I’ll hazard a guess and say that the majority of people who contribute to and work on the Rumpus have some sort of writing degree or are pursuing one, and yet there’s a surprising amount of debate as to just how much one can learn about writing itself in an academic setting. Louis Menand in The New Yorker takes on the discussion.
The workshop is a process, an unscripted performance space, a regime for forcing people to do two things that are fundamentally contrary to human nature: actually write stuff (as opposed to planning to write stuff very, very soon), and then sit there while strangers tear it apart. There is one person in the room, the instructor, who has (usually) published a poem. But workshop protocol requires the instructor to shepherd the discussion, not to lead it, and in any case the instructor is either a product of the same process—a person with an academic degree in creative writing—or a successful writer who has had no training as a teacher of anything, and who is probably grimly or jovially skeptical of the premise on which the whole enterprise is based: that creative writing is something that can be taught.

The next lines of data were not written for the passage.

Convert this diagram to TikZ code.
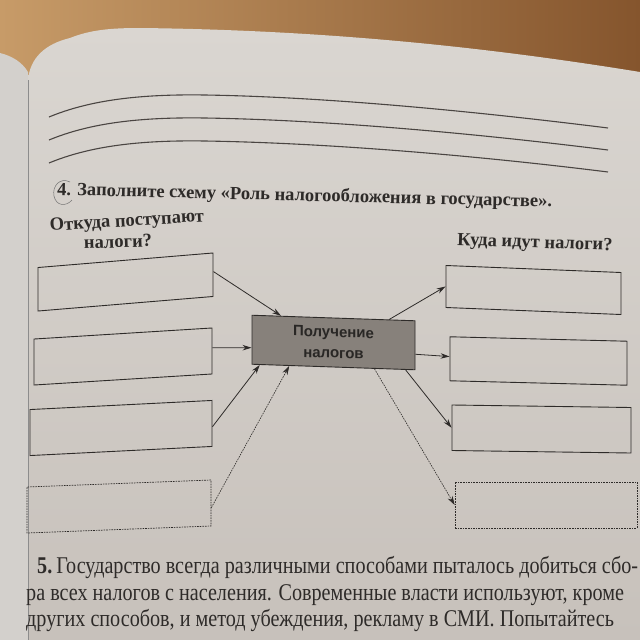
\documentclass[tikz,border=0pt]{standalone}
\usepackage{fontspec}
\setmainfont{Liberation Serif}
\setsansfont{Liberation Sans}
\newfontfamily\bodyfam{Liberation Serif}[FakeStretch=0.84]
\usetikzlibrary{arrows.meta,calc}
\definecolor{page}{HTML}{DAD6D1}
\definecolor{pagedark}{HTML}{C7C1BB}
\definecolor{woodA}{HTML}{C79B68}
\definecolor{woodB}{HTML}{85552D}
\definecolor{under}{HTML}{D3D0CC}
\definecolor{ink}{HTML}{2E2B29}
\definecolor{lineink}{HTML}{4A4542}
\definecolor{cbox}{HTML}{87817B}
\begin{document}
\begin{tikzpicture}[x=1pt,y=-1pt,
  box/.style={draw=ink, line width=0.9pt, inner sep=0pt, transform shape},
  dbox/.style={box, line width=0.7pt, dash pattern=on 1.6pt off 1pt},
  arr/.style={draw=ink, line width=0.8pt, -{Stealth[length=9pt,width=5.5pt]}},
  darr/.style={arr, line width=0.6pt, dash pattern=on 1.6pt off 1pt},
  head/.style={font=\bfseries\fontsize{18.5}{20}\selectfont, text=ink, inner sep=0pt, anchor=base west},
  body/.style={font=\bodyfam\fontsize{24}{26}\selectfont, text=ink, inner sep=0pt, anchor=base west},
  wline/.style={draw=lineink, line width=1.1pt},
]
\useasboundingbox (0,0) rectangle (640,640);
\clip (0,0) rectangle (640,640);
% wood table
\shade[left color=woodA, right color=woodB] (0,0) rectangle (640,110);
% page underneath
\fill[under] (0,53) .. controls (12,56) and (22,62) .. (28,72) -- (28,640) -- (0,640) -- cycle;
% page
\shade[top color=page, bottom color=pagedark]
  (28,640) -- (28,80) .. controls (30,58) and (45,44) .. (70,38)
  .. controls (90,30) and (110,28) .. (140,28)
  .. controls (320,30) and (480,46) .. (640,72) -- (640,640) -- cycle;
\draw[draw=black!45, line width=0.6pt] (28,80) -- (28,640);
% writing lines
\draw[wline] (49,117) .. controls (90,100) and (140,94) .. (205,95) .. controls (330,97) and (480,112) .. (608,128);
\draw[wline] (49,140) .. controls (90,123) and (140,117) .. (205,118) .. controls (330,120) and (480,134) .. (608,150);
\draw[wline] (49,163) .. controls (90,146) and (140,140) .. (205,141) .. controls (330,143) and (480,156) .. (608,172);
% headings
\node[head, rotate=-1.4] (title) at (57,195) {4. Заполните схему «Роль налогообложения в государстве».};
\draw[black!55, line width=0.5pt] (70,182) .. controls (60,177) and (52,186) .. (54,196) .. controls (56,206) and (66,207) .. (72,200);
\node[head, rotate=3.5] (from) at (50,231) {Откуда поступают};
\node[head, rotate=2] (from2) at (84,249) {налоги?};
\node[head, rotate=-2] (to) at (457,245) {Куда идут налоги?};
% left boxes
\begin{scope}[shift={(125.5,282)}, yslant=0.083]
  \node[box, minimum width=175pt, minimum height=43.5pt] (l1) {};
\end{scope}
\begin{scope}[shift={(123,356.5)}, yslant=0.062]
  \node[box, minimum width=178pt, minimum height=46pt] (l2) {};
\end{scope}
\begin{scope}[shift={(121,428)}, yslant=0.05]
  \node[box, minimum width=182pt, minimum height=46pt] (l3) {};
\end{scope}
\begin{scope}[shift={(119,506.5)}, yslant=0.038]
  \node[dbox, minimum width=184pt, minimum height=46pt] (l4) {};
\end{scope}
% centre box
\begin{scope}[shift={(333.5,342.5)}, yslant=-0.034]
  \node[box, fill=cbox, minimum width=163pt, minimum height=49pt, align=center,
        font=\sffamily\bfseries\fontsize{15}{21}\selectfont, text=ink!90!black] (c) {Получение\\налогов};
\end{scope}
% right boxes
\begin{scope}[shift={(533.5,290)}, yslant=-0.04]
  \node[box, minimum width=175pt, minimum height=42pt] (r1) {};
\end{scope}
\begin{scope}[shift={(538.5,361)}, yslant=-0.025]
  \node[box, minimum width=177pt, minimum height=44pt] (r2) {};
\end{scope}
\begin{scope}[shift={(541.5,429)}, yslant=-0.014]
  \node[box, minimum width=179pt, minimum height=45.5pt] (r3) {};
\end{scope}
\begin{scope}[shift={(546,505)}]
  \node[dbox, minimum width=182pt, minimum height=46pt] (r4) {};
\end{scope}
% arrows in
\draw[arr] ($(l1.north east)!0.43!(l1.south east)$) -- ($(c.north west)!0.18!(c.north east)$);
\draw[arr] ($(l2.north east)!0.43!(l2.south east)$) -- ($(c.north west)!0.66!(c.south west)$);
\draw[arr] ($(l3.north east)!0.57!(l3.south east)$) -- ($(c.south west)!0.05!(c.south east)$);
\draw[darr] ($(l4.north east)!0.6!(l4.south east)$) -- ($(c.south west)!0.23!(c.south east)$);
% arrows out
\draw[arr] ($(c.north west)!0.84!(c.north east)$) -- (r1.west);
\draw[arr] ($(c.north east)!0.68!(c.south east)$) -- ($(r2.north west)!0.45!(r2.south west)$);
\draw[arr] ($(c.south west)!0.94!(c.south east)$) -- (r3.west);
\draw[darr] ($(c.south west)!0.75!(c.south east)$) -- (r4.west);
% task 5 text
\node[body] (t1) at (37,573) {\textbf{5.}\,Государство всегда различными способами пыталось добиться сбо-};
\node[body] (t2) at (26,600) {ра всех налогов с населения. Современные власти используют, кроме};
\node[body] (t3) at (26,626) {других способов, и метод убеждения, рекламу в СМИ. Попытайтесь};
\end{tikzpicture}
\end{document}
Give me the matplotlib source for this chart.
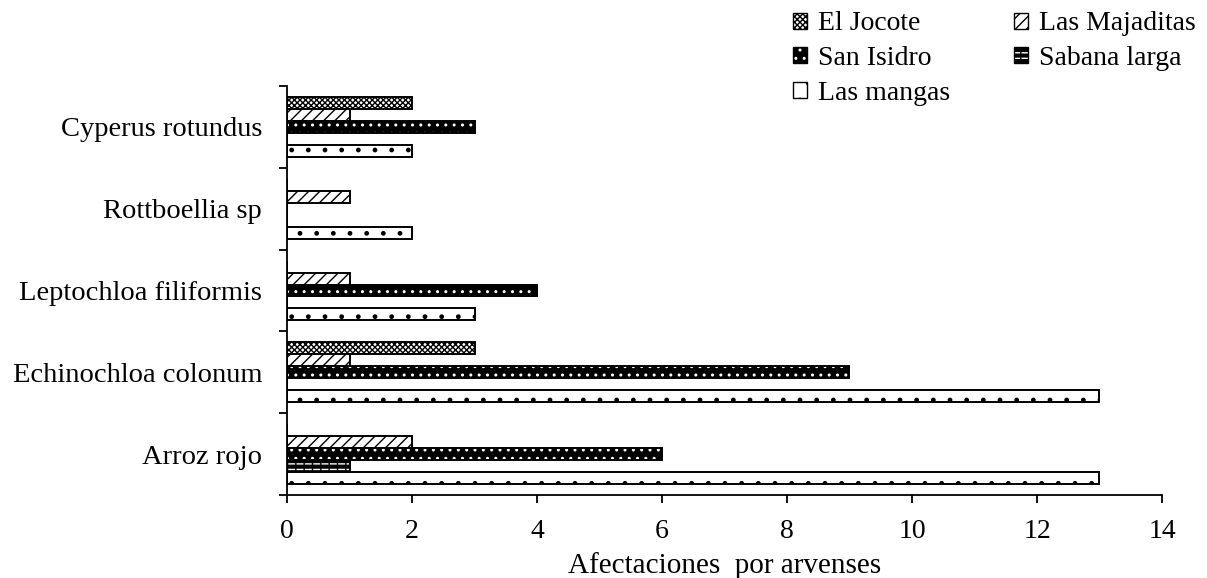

I’ve been in these workshops myself, and Menand doesn’t describe the half of it–it’s very much the blind leading the blind, which often deteriorates into either a mutual admiration society or a Lord of the Flies scenario where the group divides into factions and one tries to kill a member of the other off so as to prove its dominance.
But I’ve also been in workshops with instructors who weren’t afraid to guide the discussion, and with fellow poets who were confident enough in themselves that they didn’t have to grab the conch away from whoever had it in order to justify their presence, and in those rare occasions, the workshop system actually worked. The problem is always in recreating that scenario, because the former is far more common than the latter.